There are evident traces of the action of these glacier along the valleys of the Penobscot, the Connecticut, the Hudson, the Mohawk, and the Susquehanna rivers. On the Catskill Mountains, as we learn from Ramsey, the glacial scratches and grooves are numerous, and extend up to where the Mountain House stands, nearly three thousand feet above the level of the sea. All but a few of the highest of these grooves run from north to south along the flanks of the precipices in the direction of the Hudson River Valley, and not from west to east, down the slope of the mountain. The principal grooves run between south twenty-two degrees east, and south, fifty-five west. These variations seem to be connected with bends and other irregularities, in the direction of the great eastern wall of the mountains. The course south, fifty-five degrees west, is found at the top, near the Mountain House ; while at the summit of the water-shed, there are numerous main grooves passing across the mountain at right angles to most of those observed in ascending it.

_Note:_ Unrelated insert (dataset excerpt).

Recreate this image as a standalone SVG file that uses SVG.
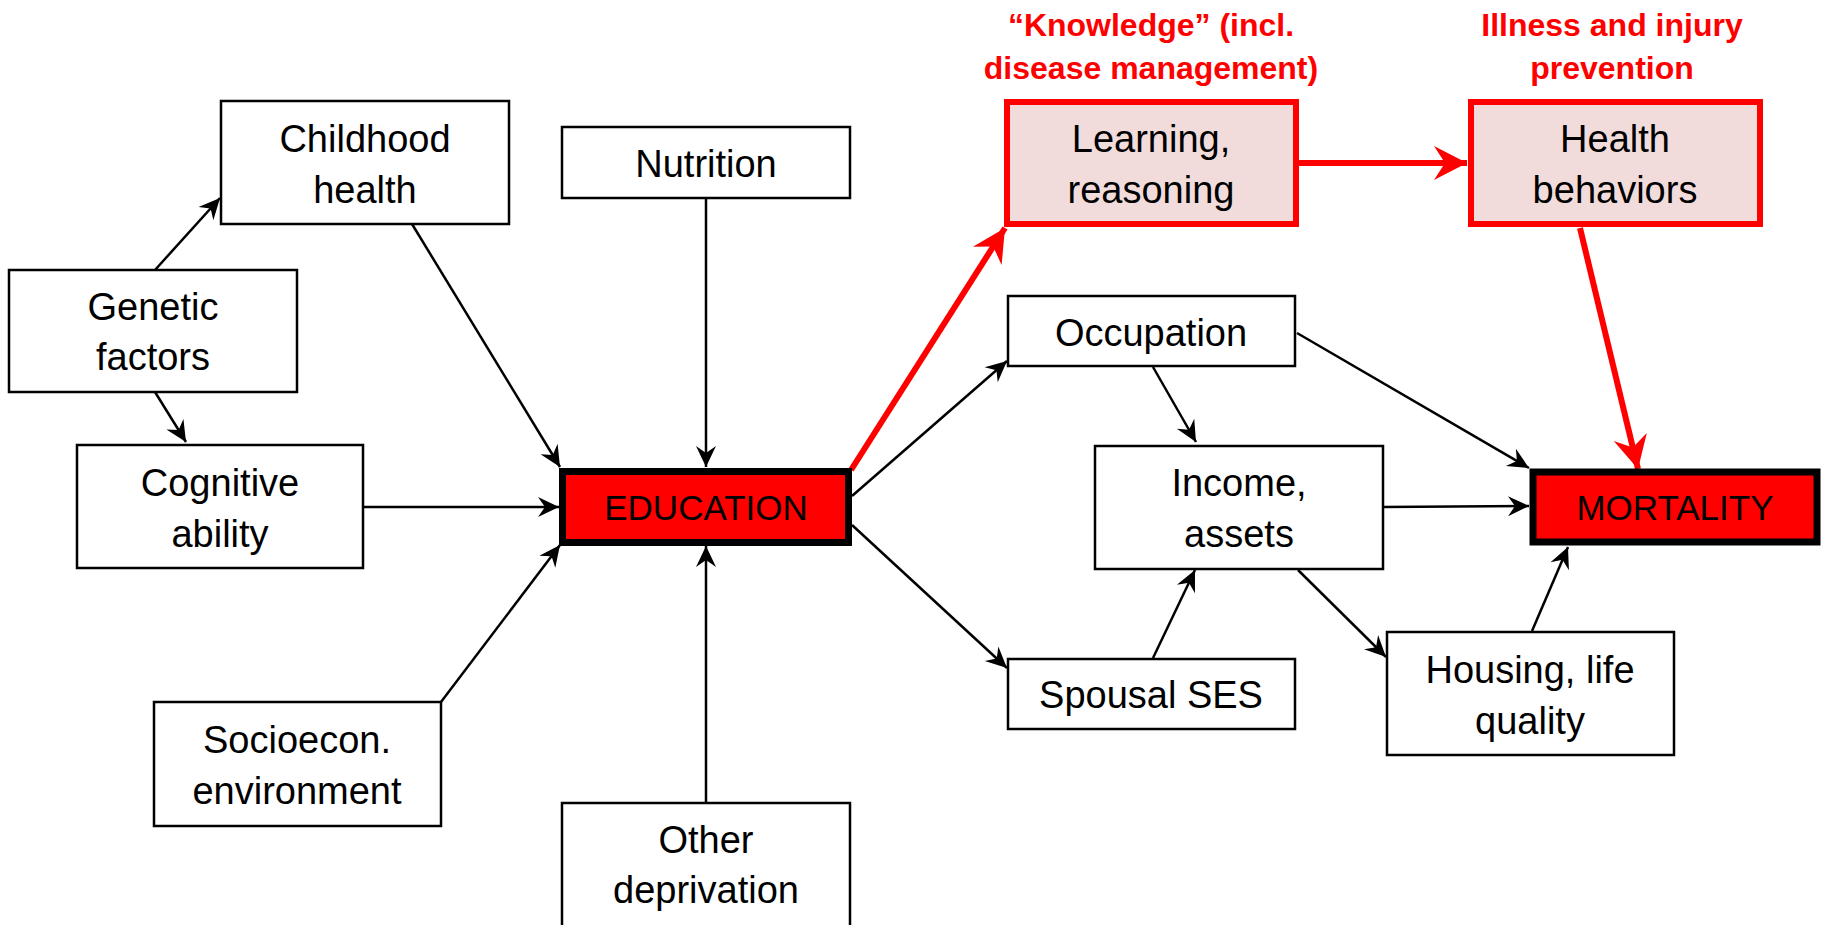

As freezing water expands, or fills more space before, after reaching thirty-nine and one-half degrees, it thus opens and widens seams in rocks, rends them asunder, and rolls them down precipices; while in soft, porous rocks, it crumbles off the surface and decomposes them. Beneath the high cliffs, and all along the base of the Catskill and other high mountains, are immense masses of these detached and decomposed rocks. Much of the soil, on large portions of the surface of the earth, has come from this process, which, in icy regions, is constantly going on. Glaciers, or immense moving masses of ice and snow, descend by their own weight and the pressure of the mass above them along valleys, from snow-covered mountains, and are from two thousand to five thousand feet deep, being fed by the snow and frozen mist of regions of perpetual snow and ice. They reach from five thousand to seven thousand five hundred feet, or from a mile to a mile and a half below the line of perpetual snow ; their depth or thickness being such that the heat of summer does not melt them.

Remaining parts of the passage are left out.